Income requires work. Your job requires you to actively work to earn you income and you may not even get the raises you deserve. Investment income may not require work.
Guaranteed investment certificate (GIC) income provides passive interest income. You lend, say, $1,000 to your bank or another financial institution. It guarantees to protect your principal and pay you a certain interest rate, but it doesn’t give you more passive income every year.
Simply buying dividend stocks blindly doesn’t necessarily give you more passive income every year either.

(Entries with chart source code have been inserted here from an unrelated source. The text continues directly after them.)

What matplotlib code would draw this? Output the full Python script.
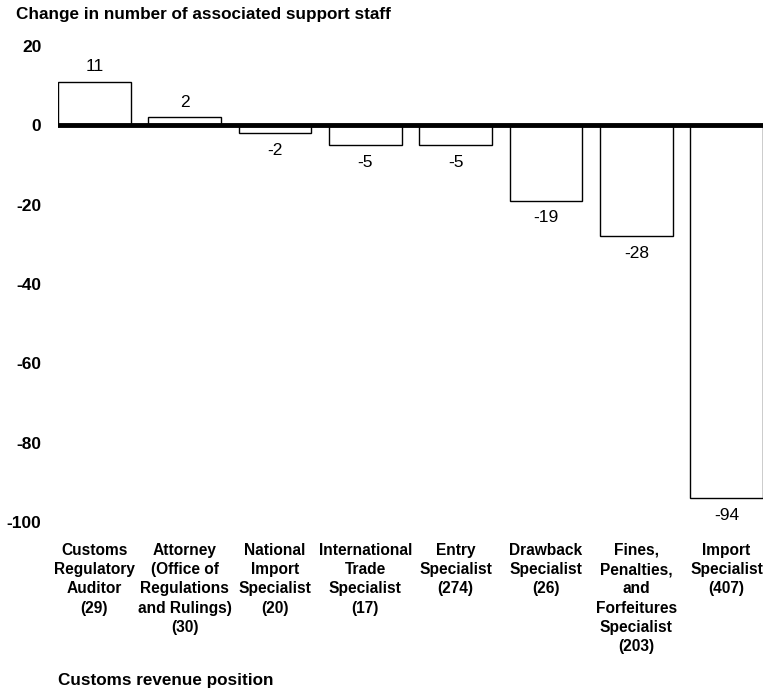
import matplotlib.pyplot as plt
import numpy as np

plt.rcParams['font.family'] = ['Liberation Sans', 'DejaVu Sans']

# === DATOS ===
categorias = [
    "Customs\nRegulatory\nAuditor\n(29)",
    "Attorney\n(Office of\nRegulations\nand Rulings)\n(30)",
    "National\nImport\nSpecialist\n(20)",
    "International\nTrade\nSpecialist\n(17)",
    "Entry\nSpecialist\n(274)",
    "Drawback\nSpecialist\n(26)",
    "Fines,\nPenalties,\nand\nForfeitures\nSpecialist\n(203)",
    "Import\nSpecialist\n(407)",
]
cambios = [11, 2, -2, -5, -5, -19, -28, -94]
yticks = [20, 0, -20, -40, -60, -80, -100]

# === FIGURA ===
fig = plt.figure(figsize=(7.63, 6.88), dpi=100)
ax = fig.add_axes([0.076, 0.2413, 0.924, 0.692])

x = np.arange(len(cambios))
ax.bar(x, cambios, width=0.806, color="white", edgecolor="black", linewidth=1.0, zorder=2)
ax.axhline(0, color="black", linewidth=3.5, zorder=3)

for xi, v in zip(x, cambios):
    if v >= 0:
        ax.text(xi, v + 1.8, str(v), ha="center", va="bottom", fontsize=12.5)
    else:
        ax.text(xi, v - 2.4, str(v), ha="center", va="top", fontsize=12.5)

ax.set_xlim(-0.403, len(cambios) - 1 + 0.403)
ax.set_ylim(-100, 20)
ax.set_yticks(yticks)
ax.set_yticklabels([str(t) for t in yticks], fontweight="bold", fontsize=12.5)
ax.set_xticks(x)
ax.set_xticklabels(categorias, fontweight="bold", fontsize=11.2, linespacing=1.36, va="top")
ax.tick_params(axis="both", length=0)
ax.tick_params(axis="y", pad=12)
ax.tick_params(axis="x", pad=15)
for sp in ax.spines.values():
    sp.set_visible(False)

fig.text(16 / 763, 1 - 15 / 688, "Change in number of associated support staff",
         fontweight="bold", fontsize=12.3, ha="left", va="center")
fig.text(58 / 763, 1 - 680 / 688, "Customs revenue position",
         fontweight="bold", fontsize=12.3, ha="left", va="center")

fig.savefig("out.png", dpi=100)
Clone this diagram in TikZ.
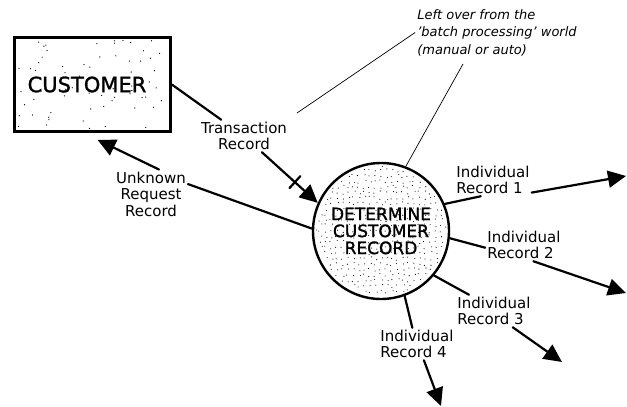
\documentclass[tikz,border=0pt]{standalone}
\usepackage{fontspec}
\setmainfont{DejaVu Sans}
\newfontfamily\heavyfont[FakeBold=1.3]{DejaVu Sans}
\usetikzlibrary{arrows.meta,calc,backgrounds}

\begin{document}
\begin{tikzpicture}[x=1pt,y=-1pt,
  flowtext/.style={font=\fontsize{15}{16.5}\selectfont, align=center, inner sep=2pt},
  flowtextl/.style={flowtext, align=left},
  flow/.style={line width=2.2pt, line cap=round},
  flowarrow/.style={flow, -{Triangle[length=18pt,width=17pt]}},
  noteline/.style={line width=0.7pt},
  dot/.style={fill=black},
]
\useasboundingbox (0,0) rectangle (627,407);

% external entity and process
\node[draw, line width=2.6pt, minimum width=156pt, minimum height=94pt,
      font=\heavyfont\fontsize{21}{21}\selectfont] (customer) at (92.5,84.5)
      {\hspace*{-11pt}CUSTOMER};
\node[circle, draw, line width=2.4pt, minimum size=136pt, inner sep=0pt, align=center,
      font=\heavyfont\fontsize{17}{17}\selectfont] (proc) at (381,231)
      {DETERMINE\\CUSTOMER\\RECORD};

% stippled shading: jittered grid inside the circle, loose scatter in the box
\begin{scope}[on background layer]
  \fill[white] (0,0) rectangle (627,407);
  \pgfmathsetseed{4242}
  \foreach \gx in {-66,-60.5,...,66}{
    \foreach \gy in {-66,-60.5,...,66}{
      \pgfmathsetmacro\px{\gx+3.4*rnd-1.7}
      \pgfmathsetmacro\py{\gy+3.4*rnd-1.7}
      \pgfmathtruncatemacro\ins{(\px*\px+\py*\py<4200) ? 1 : 0}
      \ifnum\ins=1
        \fill[dot] ($(proc.center)+(\px,\py)$) circle (0.55pt);
      \fi
    }
  }
  \foreach \i in {1,...,70}{
    \pgfmathsetmacro\dx{150*rnd-75}
    \pgfmathsetmacro\dy{88*rnd-44}
    \fill[dot] ($(customer.center)+(\dx,\dy)$) circle (0.65pt);
  }
\end{scope}

% flow labels
\node[flowtext] (trlab) at (244,136) {Transaction\\Record};
\node[flowtext] (unklab) at (151,194) {Unknown\\Request\\Record};
\node[flowtextl] (o1lab) at (493,180) {Individual\\Record 1};
\node[flowtextl] (o2lab) at (524,245) {Individual\\Record 2};
\node[flowtextl] (o3lab) at (494,311) {Individual\\Record 3};
\node[flowtextl] (o4lab) at (417,344) {Individual\\Record 4};

% annotation
\node[font=\itshape\fontsize{13}{17.5}\selectfont, align=left, inner sep=2pt] (note)
  at (497,32.5) {Left over from the\\'batch processing' world\\(manual or auto)};

% free ends of the outgoing flows
\coordinate (o1end) at (626,176);
\coordinate (o2end) at (626,293);
\coordinate (o3end) at (562,362);
\coordinate (o4end) at (441,406);
\coordinate (notetip) at (297,113);

% transaction flow with its tick
\draw[flow] (customer.east) -- (trlab);
\draw[flowarrow] (trlab) -- (proc.156);
\coordinate (tk) at ($(trlab)!0.69!(proc.156)$);
\draw[flow] ($(tk)!8pt!90:(proc.156)$) -- ($(tk)!8pt!-90:(proc.156)$);

% unknown request flow
\draw[flow] (proc.178) -- (unklab.15);
\draw[flowarrow] (unklab.72) -- ([xshift=5pt,yshift=-7pt]customer.south);

% outgoing records
\draw[flow] (proc.23) -- (o1lab.233);
\draw[flowarrow] (o1lab.-18) -- (o1end);
\draw[flow] (proc.-6) -- (o2lab.184);
\draw[flowarrow] (o2lab.-60) -- (o2end);
\draw[flow] (proc.-40) -- (o3lab.147);
\draw[flowarrow] (o3lab.-41) -- (o3end);
\draw[flow] (proc.-70) -- (o4lab.106);
\draw[flowarrow] (o4lab.-67) -- (o4end);

% annotation pointers
\draw[noteline] (note.west) -- (notetip);
\draw[noteline] ([xshift=-34pt,yshift=-6pt]note.south) -- (proc.69);
\end{tikzpicture}
\end{document}
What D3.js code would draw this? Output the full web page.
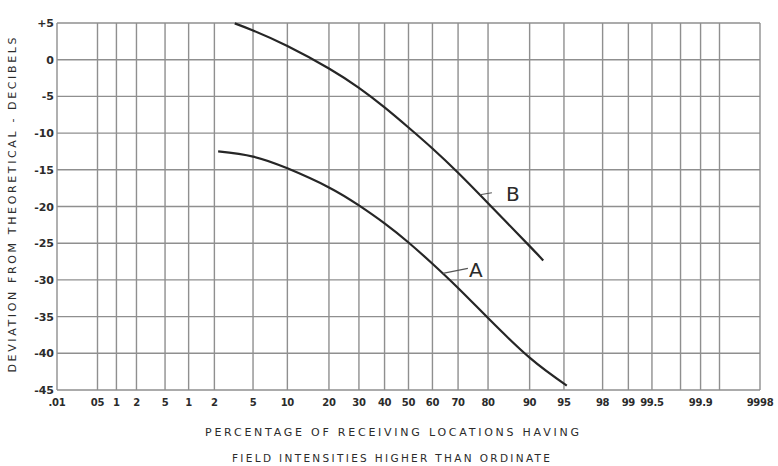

You must carefully select a diversified basket of dividend stocks that have durably growing earnings or cash flows to support healthy growth of your dividend income.
Here’s a blue-chip, dividend-growth stock that can work beautifully and passively.
TELUS stock
TELUS (TSX:T) is a low-risk dividend stock. It moves in tandem with the Canadian stock market, but Yahoo Finance shows it has a lower recent beta of 0.60, which suggests it has lower volatility than the market, which has a beta of one. That makes sense, because TELUS stock pays higher income than the market and is also a Canadian Dividend Aristocrat.
The telecom stock has outperformed the market in total returns in the long run primarily due to its durably growing dividend. Here are its 10-year total returns. The difference adds up. Over a decade, TELUS stock beat the market by about 47%, which is almost half of the original investment.
T and XIU Total Return Level data by YCharts
Moreover, TELUS has increased its dividend for about 18 consecutive years with a proud 20-year dividend-growth rate of 7.5%. That’s solidly stable growth of income for investors and higher than the long-term inflation rate!
Although TELUS is larger than it was 10 years ago, it has found new ways to grow. Through 2025, the telecom stock is committed to increasing its dividend by 7-10% per year. Its growth drivers include TELUS International, its IT services outsourcing and consulting firm, which contributes approximately 15% of its revenue. The firm is growing fast with operations in 28 countries and already has more than 600 clients.
The dip of about 17% from its peak to below $29 per share is a good time to pick up some quality TELUS shares for an initial dividend yield of 4.9%.
Bonus: Get even more passive income every year
You can buy quality dividend stocks, do nothing, and earn more passive income from dividend growth, BUT if you add more of your savings to your dividend portfolio regularly and reinvest your dividends, you can grow your passive income much faster.
An initial investment of $10,000 in TELUS stock 10 years ago would have generated $7,300 dividend income in the period. The yield on cost would be just under 9.8%. If the dividends were all reinvested back into TELUS stock, the total dividend income generated would be $9,437 and the yield on cost would be 14.6% instead. This yield on cost makes almost 49% more passive income than the 9.8% in just a matter of 10 years.
You don’t necessarily have to reinvest dividends back into the same stock, but doing so makes the investing process automatic and therefore passive. What’s helpful for your long-term wealth creation is to reinvest your dividends (actively and passively) regularly when you don’t need the income yet.